Plotting code records

=-=-=-=-=

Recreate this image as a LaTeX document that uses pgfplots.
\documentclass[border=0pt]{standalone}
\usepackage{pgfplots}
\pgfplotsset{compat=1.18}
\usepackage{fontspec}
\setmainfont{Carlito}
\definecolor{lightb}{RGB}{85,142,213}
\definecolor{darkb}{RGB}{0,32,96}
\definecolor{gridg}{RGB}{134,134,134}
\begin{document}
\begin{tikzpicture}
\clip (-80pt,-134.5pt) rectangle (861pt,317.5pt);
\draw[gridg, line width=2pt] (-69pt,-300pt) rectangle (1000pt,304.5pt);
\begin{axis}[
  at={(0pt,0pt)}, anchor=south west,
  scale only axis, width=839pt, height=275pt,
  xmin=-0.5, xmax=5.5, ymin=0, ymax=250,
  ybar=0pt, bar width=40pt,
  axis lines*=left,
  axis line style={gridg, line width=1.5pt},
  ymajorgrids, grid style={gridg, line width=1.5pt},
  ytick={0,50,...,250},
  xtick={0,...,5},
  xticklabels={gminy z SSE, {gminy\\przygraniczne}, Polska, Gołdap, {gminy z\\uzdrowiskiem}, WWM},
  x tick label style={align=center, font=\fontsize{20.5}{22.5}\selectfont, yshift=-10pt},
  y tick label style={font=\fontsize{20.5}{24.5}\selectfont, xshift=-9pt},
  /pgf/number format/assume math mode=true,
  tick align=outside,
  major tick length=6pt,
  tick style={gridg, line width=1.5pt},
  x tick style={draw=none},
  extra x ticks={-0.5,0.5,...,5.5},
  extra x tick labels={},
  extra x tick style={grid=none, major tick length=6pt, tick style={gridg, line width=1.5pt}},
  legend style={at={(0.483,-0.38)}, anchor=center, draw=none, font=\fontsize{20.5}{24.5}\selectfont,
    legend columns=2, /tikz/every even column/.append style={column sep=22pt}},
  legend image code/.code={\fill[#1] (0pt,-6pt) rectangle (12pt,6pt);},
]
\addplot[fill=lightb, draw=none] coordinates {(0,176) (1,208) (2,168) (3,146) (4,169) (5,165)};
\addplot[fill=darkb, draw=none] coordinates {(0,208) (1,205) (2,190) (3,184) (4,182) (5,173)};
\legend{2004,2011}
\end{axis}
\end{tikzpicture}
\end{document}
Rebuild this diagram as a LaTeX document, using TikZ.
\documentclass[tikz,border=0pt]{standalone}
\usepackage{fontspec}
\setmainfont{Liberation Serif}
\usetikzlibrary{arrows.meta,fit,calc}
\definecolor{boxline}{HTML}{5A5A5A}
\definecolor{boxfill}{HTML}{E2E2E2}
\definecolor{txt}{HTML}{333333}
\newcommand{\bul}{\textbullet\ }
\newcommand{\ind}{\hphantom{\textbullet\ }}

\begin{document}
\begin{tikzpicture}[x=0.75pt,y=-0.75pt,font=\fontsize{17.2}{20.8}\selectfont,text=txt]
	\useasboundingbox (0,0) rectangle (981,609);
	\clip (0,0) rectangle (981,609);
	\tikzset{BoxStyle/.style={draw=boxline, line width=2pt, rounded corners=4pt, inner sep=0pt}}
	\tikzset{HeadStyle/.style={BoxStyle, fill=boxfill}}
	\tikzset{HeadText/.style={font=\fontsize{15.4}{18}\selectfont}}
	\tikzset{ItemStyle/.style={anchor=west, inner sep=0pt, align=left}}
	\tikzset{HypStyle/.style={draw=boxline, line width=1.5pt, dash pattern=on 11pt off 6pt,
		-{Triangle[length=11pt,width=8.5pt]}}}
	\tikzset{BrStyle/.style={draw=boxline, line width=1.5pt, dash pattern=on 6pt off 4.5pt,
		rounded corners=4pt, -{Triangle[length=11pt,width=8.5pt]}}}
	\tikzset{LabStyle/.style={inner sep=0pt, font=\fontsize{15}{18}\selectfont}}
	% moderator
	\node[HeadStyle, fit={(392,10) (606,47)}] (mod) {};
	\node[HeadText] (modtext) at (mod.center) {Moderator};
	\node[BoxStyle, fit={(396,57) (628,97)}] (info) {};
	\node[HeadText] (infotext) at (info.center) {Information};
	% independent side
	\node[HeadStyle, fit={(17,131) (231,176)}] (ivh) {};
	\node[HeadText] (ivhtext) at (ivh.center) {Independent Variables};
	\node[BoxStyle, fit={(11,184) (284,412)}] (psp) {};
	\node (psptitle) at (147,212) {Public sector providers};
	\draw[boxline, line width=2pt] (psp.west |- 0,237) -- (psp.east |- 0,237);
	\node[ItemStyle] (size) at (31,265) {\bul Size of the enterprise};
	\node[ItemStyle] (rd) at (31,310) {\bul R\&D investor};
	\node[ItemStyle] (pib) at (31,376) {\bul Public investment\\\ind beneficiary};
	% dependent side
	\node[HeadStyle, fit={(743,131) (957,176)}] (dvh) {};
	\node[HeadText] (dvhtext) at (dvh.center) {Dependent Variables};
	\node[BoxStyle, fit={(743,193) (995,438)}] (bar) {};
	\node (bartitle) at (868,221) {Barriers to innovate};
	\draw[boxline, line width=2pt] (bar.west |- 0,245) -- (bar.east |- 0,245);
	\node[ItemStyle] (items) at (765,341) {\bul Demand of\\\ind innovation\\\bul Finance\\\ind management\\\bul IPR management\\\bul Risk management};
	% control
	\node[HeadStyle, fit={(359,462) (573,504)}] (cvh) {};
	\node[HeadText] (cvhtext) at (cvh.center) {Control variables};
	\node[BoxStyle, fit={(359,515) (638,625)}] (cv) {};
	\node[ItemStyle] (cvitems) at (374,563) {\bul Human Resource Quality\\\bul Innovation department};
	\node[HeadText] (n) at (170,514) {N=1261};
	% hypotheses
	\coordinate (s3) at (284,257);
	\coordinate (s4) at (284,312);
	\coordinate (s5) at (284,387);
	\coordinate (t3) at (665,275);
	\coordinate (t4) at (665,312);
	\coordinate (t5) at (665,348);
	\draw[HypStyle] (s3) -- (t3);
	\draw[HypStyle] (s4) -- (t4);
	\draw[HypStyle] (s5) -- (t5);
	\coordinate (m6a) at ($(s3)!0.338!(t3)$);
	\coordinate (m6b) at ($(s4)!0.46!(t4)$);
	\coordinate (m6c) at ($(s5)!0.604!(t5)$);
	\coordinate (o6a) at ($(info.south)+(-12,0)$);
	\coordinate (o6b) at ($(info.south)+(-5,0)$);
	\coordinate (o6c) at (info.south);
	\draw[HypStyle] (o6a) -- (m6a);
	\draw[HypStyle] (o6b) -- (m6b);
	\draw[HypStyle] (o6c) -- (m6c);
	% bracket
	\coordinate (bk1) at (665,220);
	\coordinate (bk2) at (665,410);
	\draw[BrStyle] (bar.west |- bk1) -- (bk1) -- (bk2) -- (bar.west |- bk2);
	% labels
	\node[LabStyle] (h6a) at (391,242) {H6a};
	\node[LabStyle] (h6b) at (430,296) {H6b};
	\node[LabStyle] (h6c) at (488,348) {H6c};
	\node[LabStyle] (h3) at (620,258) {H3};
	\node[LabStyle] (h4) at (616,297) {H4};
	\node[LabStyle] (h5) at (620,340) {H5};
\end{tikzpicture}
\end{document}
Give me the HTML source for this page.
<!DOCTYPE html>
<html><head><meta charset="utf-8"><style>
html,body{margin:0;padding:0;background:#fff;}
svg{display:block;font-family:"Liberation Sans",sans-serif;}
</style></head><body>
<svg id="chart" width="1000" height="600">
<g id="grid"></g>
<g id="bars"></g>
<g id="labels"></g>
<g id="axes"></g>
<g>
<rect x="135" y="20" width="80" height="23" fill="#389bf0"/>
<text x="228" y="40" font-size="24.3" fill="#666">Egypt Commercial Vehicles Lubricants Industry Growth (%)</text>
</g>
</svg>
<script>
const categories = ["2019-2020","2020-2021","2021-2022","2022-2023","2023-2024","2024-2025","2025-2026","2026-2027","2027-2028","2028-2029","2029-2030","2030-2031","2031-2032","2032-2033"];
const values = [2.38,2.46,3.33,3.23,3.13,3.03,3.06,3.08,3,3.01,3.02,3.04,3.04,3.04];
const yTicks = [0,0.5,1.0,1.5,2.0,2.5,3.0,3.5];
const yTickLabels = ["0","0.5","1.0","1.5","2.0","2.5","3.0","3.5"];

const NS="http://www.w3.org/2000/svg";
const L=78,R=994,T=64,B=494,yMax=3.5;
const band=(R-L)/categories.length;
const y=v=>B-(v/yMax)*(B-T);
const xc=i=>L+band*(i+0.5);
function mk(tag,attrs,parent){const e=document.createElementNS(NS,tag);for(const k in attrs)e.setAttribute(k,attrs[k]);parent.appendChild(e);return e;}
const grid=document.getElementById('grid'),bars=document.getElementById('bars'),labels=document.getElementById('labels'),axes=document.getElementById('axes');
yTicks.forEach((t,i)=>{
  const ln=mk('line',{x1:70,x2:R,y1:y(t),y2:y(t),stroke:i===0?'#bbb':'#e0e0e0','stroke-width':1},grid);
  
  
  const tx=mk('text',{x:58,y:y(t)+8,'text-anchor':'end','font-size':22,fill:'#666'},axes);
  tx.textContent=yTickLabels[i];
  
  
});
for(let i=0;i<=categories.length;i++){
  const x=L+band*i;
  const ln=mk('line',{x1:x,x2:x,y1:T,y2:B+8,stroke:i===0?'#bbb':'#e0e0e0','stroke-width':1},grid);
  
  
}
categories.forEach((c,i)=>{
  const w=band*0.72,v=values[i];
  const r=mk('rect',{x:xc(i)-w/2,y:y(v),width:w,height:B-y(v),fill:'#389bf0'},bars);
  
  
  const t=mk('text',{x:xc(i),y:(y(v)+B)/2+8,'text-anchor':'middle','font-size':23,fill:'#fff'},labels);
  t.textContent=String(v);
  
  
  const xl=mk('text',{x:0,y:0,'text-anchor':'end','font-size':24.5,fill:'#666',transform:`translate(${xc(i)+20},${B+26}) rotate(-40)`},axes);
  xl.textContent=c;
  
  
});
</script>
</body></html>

=-=-=-=-=

_Required work_:
Only the number is wanted: how many lines above include the word "image"?

_Finished exercise_:
2